For files this isn't safe---when one file object flushes, it will likely
overwrite data recently written by another.
But ``POD``\ s open to the same location on disk act like singletons---so they
actually reference the same underlying data, making stale overwrites a
non-problem. Of course, the situation is completely different if you want
multiple processes to interact with ``POD``\ s at the same location---for that
you should use a |sharedpodintro|_.
(It's possible to open a ``POD`` with isolated memory by passing
``clone=False`` when creating it---but you shouldn't need to do that.)
.. _podref:
``PersistentOrderedDict`` reference
-----------------------------------
.. py:class:: POD
Alias for ``tastypy.PersistentOrderedDict``.

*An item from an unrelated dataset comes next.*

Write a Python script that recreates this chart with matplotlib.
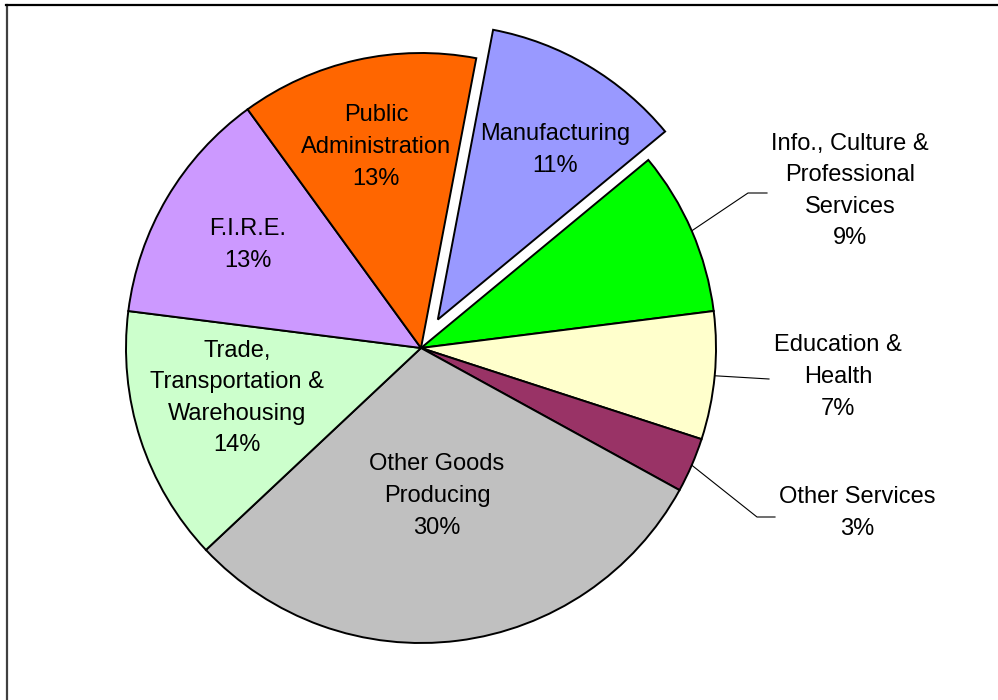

.. autoclass:: PersistentOrderedDict
:member-order: bysource
:members:
.. _sharedpodintro:
.. _SharedPersistentOrderedDict:
.. _SharedPOD:
Multiprocessing with ``SharedPOD``\ s
=====================================
To have multiple processes use ``POD``\ s directed at the same location, you
need to use a ``SharedPOD``, which handles synchronization between processes.
Open a single ``SharedPOD`` instance and then distribute it to the children
(e.g. by passing it over a ``Pipe`` or ``Queue``, or as an argument to a
``multiprocessing.Process`` or ``multiprocessing.Pool``).
.. WARNING::
Do not create multiple ``SharedPOD`` instances pointing to the same
location on disk. Make one ``SharedPOD`` (per location on disk) and share
it with other processes.
The ``SharedPOD`` starts a server process with an underlying
``POD``, and acts as a broker, forwarding method calls to the server and taking
back responses, while safely interleaving each processes' access.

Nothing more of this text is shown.